Indonesia memiliki kemampuan meraih potensi ekonomi dari artificial intelligence (AI), tapi baru 14 persen organisasi yang telah benar-benar mengimplementasikannya.
Hasil studi Microsoft dan IDC tentang adopsi AI di Kawasan Asia Pasifik memperlihatkan bahwa Indonesia memiliki nilai perbaikan inovasi (rate of innovation improvement) sebesar 57% pada tahun 2021. Sementara secara umum nilai perbaikan inovasi di kawasan Asia Pasifik hanya sebesar 42%.
“Sedangkan untuk produktivitas karyawan di tahun yang sama, Inodnesia memiliki nilai sebesar 46% atau 10 persen lebih tinggi daripada nilai negara-negara di Asia Pasifik,” jelas Haris Izmee, Presiden Direktur Microsoft Indonesia. Selain itu, ekosistem ekonomi digital di Indonesia terus menggeliat. Hal itu terlihat dari kemuculan perusahaan-perusahaan rintisan, e-commerce, hingga UKM yang go digital.
Namun studi berjudul “Future Ready Business: Assessing Asia Pacific’s Growth Potential Through AI” menemukan bahwa hanya 14% dari 112 responden/organisasi yang sudah benar-benar mengadopsi AI sebagai bagian inti dari strategi bisnisnya; dan 42% lainnya sudah bereksperimen dengan AI.
Tiga Kendala
Lantas apa yang menjadi kendala dalam adopsi AI di perusahaan/organisasi Indonesia. “Ada tiga hambatan utama, yaitu leadership (kepemimpinan), skills (kecakapan), dan culture (budaya),” ungkap Haris. Menurut studi yang diikuti oleh 112 pemimpin bisnis dan 101 karyawan tersebut, hambatan terbesar (30%) datang dari kurangnya thought leader dan komitmen pemimpin dalam hal berinvestasi pada AI.
Selain itu, sikap skeptis para karyawan juga berpotensi menghambat adopsi AI. Mereka melihat budaya dan kelincahan perusahaan masih kurang dari aspek pemberdayaan (56%); inovasi (44%); kolaborasi (47%); dan kemampuan melakukan lebih atau going beyond (54%).
Meski ragu terhadap kemampuan perusahaan dalam mengadopsi AI, para karyawan ini justru memiliki pandangan positif terhadap dampak AI terhadap pekerjaan. Baik karyawan maupun pemimpin bisnis meyakini AI dapat membantu karyawan melakukan pekerjaannya dengan lebih baik dan mengurangi pekerjaan-pekerjaan rutin dan repetitif.
Soft Skills Lebih Utama
AI akan menciptakan jenis-jenis pekerjaan baru yang saat ini bahkan belum ada. Munculnya pekerjaan-pekerjaan baru ini tentu menuntut perusahaan dan organisasi untuk mentransformasi kecakapan para karyawan, baik yang bersifat teknis maupun nonteknis (soft skills).

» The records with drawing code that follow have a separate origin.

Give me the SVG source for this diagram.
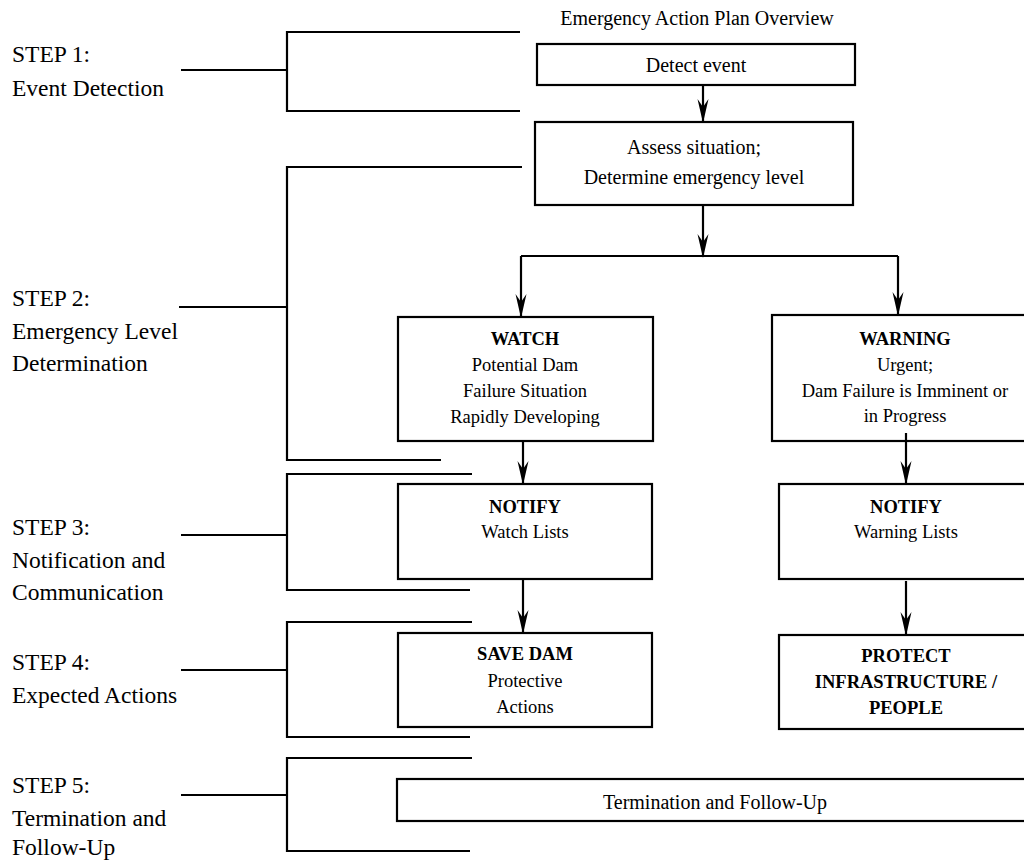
<svg xmlns="http://www.w3.org/2000/svg" width="1024" height="861" viewBox="0 0 1024 861">
<style>
.ln{stroke:#000;stroke-width:2.2;fill:none}
.box{stroke:#000;stroke-width:2.2;fill:#fff}
.lbl{font-family:"Liberation Serif","Times New Roman",serif;font-size:23.5px;fill:#000}
.t20{font-family:"Liberation Serif","Times New Roman",serif;font-size:20px;fill:#000;text-anchor:middle}
.t18{font-family:"Liberation Serif","Times New Roman",serif;font-size:18.5px;fill:#000;text-anchor:middle}
.b{font-weight:bold}
</style>
<defs>
<marker id="ah" viewBox="0 0 24 12" refX="23" refY="6" markerWidth="24" markerHeight="12" markerUnits="userSpaceOnUse" orient="auto">
<path d="M0,0.5 L24,6 L0,11.5 L8,6 Z" fill="#000"/>
</marker>
</defs>
<rect width="1024" height="861" fill="#fff"/>
<text class="t20" x="697" y="25">Emergency Action Plan Overview</text>

<g id="brackets">
<path class="ln" d="M520,32 H287 V111 H520 M181,70 H287"/>
<path class="ln" d="M522,167 H287 V460 H441 M179,307 H287"/>
<path class="ln" d="M472,474 H287 V590 H470 M181,535 H287"/>
<path class="ln" d="M472,622 H287 V737 H470 M181,670 H287"/>
<path class="ln" d="M472,758 H287 V851 H470 M181,795 H287"/>
</g>

<g id="step-labels">
<text class="lbl" x="12" y="62">STEP 1:</text>
<text class="lbl" x="12" y="96">Event Detection</text>
<text class="lbl" x="12" y="306">STEP 2:</text>
<text class="lbl" x="12" y="339">Emergency Level</text>
<text class="lbl" x="12" y="371">Determination</text>
<text class="lbl" x="12" y="535">STEP 3:</text>
<text class="lbl" x="12" y="568">Notification and</text>
<text class="lbl" x="12" y="600">Communication</text>
<text class="lbl" x="12" y="670">STEP 4:</text>
<text class="lbl" x="12" y="703">Expected Actions</text>
<text class="lbl" x="12" y="793">STEP 5:</text>
<text class="lbl" x="12" y="826">Termination and</text>
<text class="lbl" x="12" y="855">Follow-Up</text>
</g>

<g id="detect">
<rect class="box" x="537" y="44" width="318" height="41"/>
<text class="t20" x="696" y="72">Detect event</text>
</g>
<g id="assess">
<rect class="box" x="535" y="122" width="318" height="83"/>
<text class="t20" x="694" y="154">Assess situation;</text>
<text class="t20" x="694" y="184">Determine emergency level</text>
</g>
<g id="watch">
<rect class="box" x="398" y="317" width="255" height="124"/>
<text class="t18 b" x="525" y="345">WATCH</text>
<text class="t18" x="525" y="371">Potential Dam</text>
<text class="t18" x="525" y="397">Failure Situation</text>
<text class="t18" x="525" y="423">Rapidly Developing</text>
</g>
<g id="warning">
<rect class="box" x="772" y="315" width="270" height="126"/>
<text class="t18 b" x="905" y="345">WARNING</text>
<text class="t18" x="905" y="371">Urgent;</text>
<text class="t18" x="905" y="397">Dam Failure is Imminent or</text>
<text class="t18" x="905" y="422">in Progress</text>
</g>
<g id="notify-watch">
<rect class="box" x="398" y="484" width="254" height="95"/>
<text class="t18 b" x="525" y="513">NOTIFY</text>
<text class="t18" x="525" y="538">Watch Lists</text>
</g>
<g id="notify-warning">
<rect class="box" x="779" y="484" width="263" height="95"/>
<text class="t18 b" x="906" y="513">NOTIFY</text>
<text class="t18" x="906" y="538">Warning Lists</text>
</g>
<g id="save-dam">
<rect class="box" x="398" y="633" width="254" height="94"/>
<text class="t18 b" x="525" y="660">SAVE DAM</text>
<text class="t18" x="525" y="687">Protective</text>
<text class="t18" x="525" y="713">Actions</text>
</g>
<g id="protect">
<rect class="box" x="779" y="635" width="263" height="94"/>
<text class="t18 b" x="906" y="662">PROTECT</text>
<text class="t18 b" x="906" y="688">INFRASTRUCTURE /</text>
<text class="t18 b" x="906" y="714">PEOPLE</text>
</g>
<g id="termination">
<rect class="box" x="397" y="779" width="645" height="42"/>
<text class="t20" x="715" y="809">Termination and Follow-Up</text>
</g>

<g id="connectors">
<path class="ln" d="M703,85 V122" marker-end="url(#ah)"/>
<path class="ln" d="M703,205 V257" marker-end="url(#ah)"/>
<path class="ln" d="M521,256 H898"/>
<path class="ln" d="M521,256 V317" marker-end="url(#ah)"/>
<path class="ln" d="M898,256 V315" marker-end="url(#ah)"/>
<path class="ln" d="M523,441 V484" marker-end="url(#ah)"/>
<path class="ln" d="M906,433 V484" marker-end="url(#ah)"/>
<path class="ln" d="M523,579 V633" marker-end="url(#ah)"/>
<path class="ln" d="M906,581 V635" marker-end="url(#ah)"/>
</g>
</svg>
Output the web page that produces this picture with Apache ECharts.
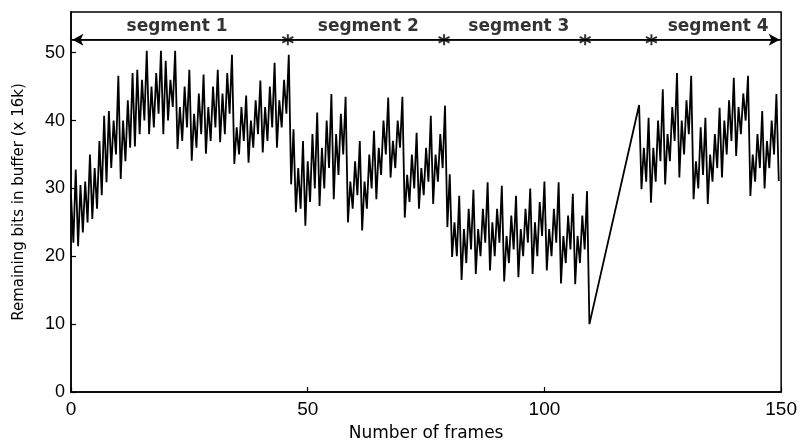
<!DOCTYPE html>
<html>
<head>
<meta charset="utf-8">
<script src="https://cdn.jsdelivr.net/npm/echarts@6/dist/echarts.min.js"></script>
<style>html,body{margin:0;padding:0;background:#fff}#c{width:800px;height:447px}</style>
</head>
<body>
<div id="c"></div>
<script>
// frame index 0..149 ; per frame the top and bottom of the buffer trace (x 16k bits)
const frameHigh = [
 29,32.8,30.5,31,35,33,37,40.7,41.4,40,
 46.6,40,43,47,47.5,46,50.3,45,47,50.3,
 48.8,46,50.3,42,45,47.5,41,44,46.8,42,
 45,47.5,44,47,49.7,39,42,43.7,40,43,
 45.9,42,45,48.5,43,46,49.7,38.7,33,37,
 34,38,41.2,36,40,43.9,38,41,43.5,31,
 34,37,31,35,38.5,36,40,43.4,37,40,
 43.5,32,35,38.2,33,36,40.7,35,38,42.2,
 32.1,25,28.9,24,27,29.8,24,27,30.9,25,
 27,30.4,23,26,28.9,24,27,30,25,28,
 31,24,27,30.9,23,26,29.2,23,26,29.6,
 null,null,null,null,null,null,null,null,null,null,
 42.3,36,40.4,36,40,44.6,38,42,47,40,
 43,46.6,34,39,40.4,35,38,41.9,40,43,
 46.3,42,44,46.6,35,38,41.4,37,40,43.9
];
const frameLow = [
 22,21.5,23.5,25,25.5,27,29,30.9,33,35,
 31.4,34,36,36.2,38,40,38,39,41,38,
 40,42,35.8,37,39,34.1,36,38,35.1,37,
 39,36.8,38,41,33.6,35,37,33.8,36,38,
 35.3,37,39,36,39,41,30.6,26.5,27,24.5,
 28,30,27.4,30,33,28.4,32,35,25,27,
 29,23.8,27,30,28.4,32,35,31.6,33,36,
 25.7,28,30,27,29,31,27.7,31,33,24.3,
 19.9,20,16.5,19,21,17.4,20,22,17.9,20,
 22,16.3,19,21,16.9,20,22,17.4,20,23,
 17.9,20,22,16,19,21,15.9,19,21,10,
 null,null,null,null,null,null,null,null,null,null,
 29.9,31,27.9,31,34,30.6,34,37,31.6,35,
 38,28.4,30,32,27.7,31,33,31.6,35,37,
 34.8,38,40,28.9,31,33,30,33,35,31.1
];
const segmentBounds = [45.8, 78.8, 108.6, 122.6];
const segmentLineLevel = 51.9;
const segmentNames = ['segment 1', 'segment 2', 'segment 3', 'segment 4'];
const segmentNameX = [22.4, 62.8, 94.6, 136.7];
const segmentNameLevel = 53.9;
const xTicks = [0, 50, 100, 150];
const yTicks = [0, 10, 20, 30, 40, 50];

const trace = [];
for (let i = 0; i < frameHigh.length; i++) {
  if (frameHigh[i] == null) continue;
  trace.push([i, frameHigh[i]]);
  trace.push([i + 0.5, frameLow[i]]);
}

const chart = echarts.init(document.getElementById('c'), null, {renderer: 'canvas'});
const star = 'path://M0,-5L0,5M-4.5,-2.6L4.5,2.6M-4.5,2.6L4.5,-2.6';
const chevron = 'path://M0,0L10,6L10,7.6L-1.2,1.2L-1.2,-1.2L10,-7.6L10,-6Z';
chart.setOption({
  animation: false,
  backgroundColor: '#fff',
  grid: {left: 71, right: 17, top: 12, bottom: 52, show: true, borderColor: '#000', borderWidth: 1.5, containLabel: false},
  xAxis: {
    type: 'value', min: 0, max: 150,
    name: 'Number of frames', nameLocation: 'middle', nameGap: 33,
    nameTextStyle: {fontFamily: 'DejaVu Sans', fontSize: 17, color: '#000'},
    axisLine: {show: true, lineStyle: {color: '#000', width: 1.5}},
    axisTick: {show: true, inside: true, length: 5, lineStyle: {color: '#000', width: 1.2}, customValues: xTicks},
    axisLabel: {color: '#000', fontFamily: 'Liberation Sans', fontSize: 19, margin: 8, customValues: xTicks},
    splitLine: {show: false}
  },
  yAxis: {
    type: 'value', min: 0, max: 56,
    name: 'Remaining bits in buffer (x 16k)', nameLocation: 'middle', nameGap: 44, nameRotate: 90,
    nameTextStyle: {fontFamily: 'DejaVu Sans', fontSize: 15, color: '#000'},
    axisLine: {show: true, lineStyle: {color: '#000', width: 1.5}},
    axisTick: {show: true, inside: true, length: 5, lineStyle: {color: '#000', width: 1.2}, customValues: yTicks},
    axisLabel: {color: '#000', fontFamily: 'Liberation Sans', fontSize: 18, margin: 6, customValues: yTicks},
    splitLine: {show: false}
  },
  series: [
    {
      type: 'line', data: trace, showSymbol: false, symbol: 'none',
      lineStyle: {color: '#000', width: 1.8}, z: 3
    },
    {
      type: 'line', data: [[0, segmentLineLevel], [150, segmentLineLevel]],
      symbol: 'none', lineStyle: {color: '#000', width: 1.5},
      markLine: {
        silent: true, symbol: ['arrow', 'arrow'], symbolSize: [9, 11],
        label: {show: false}, lineStyle: {color: '#000', width: 1.5, type: 'solid'},
        data: [[{coord: [0.3, segmentLineLevel]}, {coord: [149.7, segmentLineLevel]}]]
      }
    },
    {
      type: 'scatter', data: segmentBounds.map(x => [x, segmentLineLevel]),
      symbol: star, symbolSize: 11,
      itemStyle: {color: 'none', borderColor: '#000', borderWidth: 2}
    },
    {
      type: 'scatter', data: segmentNameX.map(x => [x, segmentNameLevel]),
      symbolSize: 0,
      label: {
        show: true, position: 'inside', color: '#000',
        fontFamily: 'DejaVu Sans', fontWeight: 'bold', fontSize: 17,
        formatter: p => segmentNames[p.dataIndex]
      }
    }
  ]
});
</script>
</body>
</html>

Studi Microsoft dan IDC memperlihatkan bahwa para business leaders di Indonesia justru menekankan pada soft skills, seperti kecakapan analisis dan statistik; dan kewirausahaan dan kecakapan mengambil inisiatif. Kecakapan teknis yang dibutuhkan di masa depan adalah programming dan kecakapan terkait TI.
Kabar baiknya, 81% pelaku bisnis memprioritaskan pemberdayaan ketrampilan karyawan di masa depan melalui alokasi investasi. Meski ternyata, 48% pemimpin bisnis menyatakan belum menerapkan rencana terkait pengembangan ketrampilan karyawan dan 20% merasa karyawan tidak tertarik untuk mengembangkan keterampilan baru. Padahal hanya 2% dari karyawan yang menyatakan tidak tertarik.
“Bagi Microsoft, AI adalah tentang meningkatkan kecerdikan manusia, bukan menggantikan manusia secara keseluruhan,” Haris Izmee menekankan. Menurutnya, AI adalah instrumen yang akan mendorong manusia untuk mencapai hasil yang lebih baik.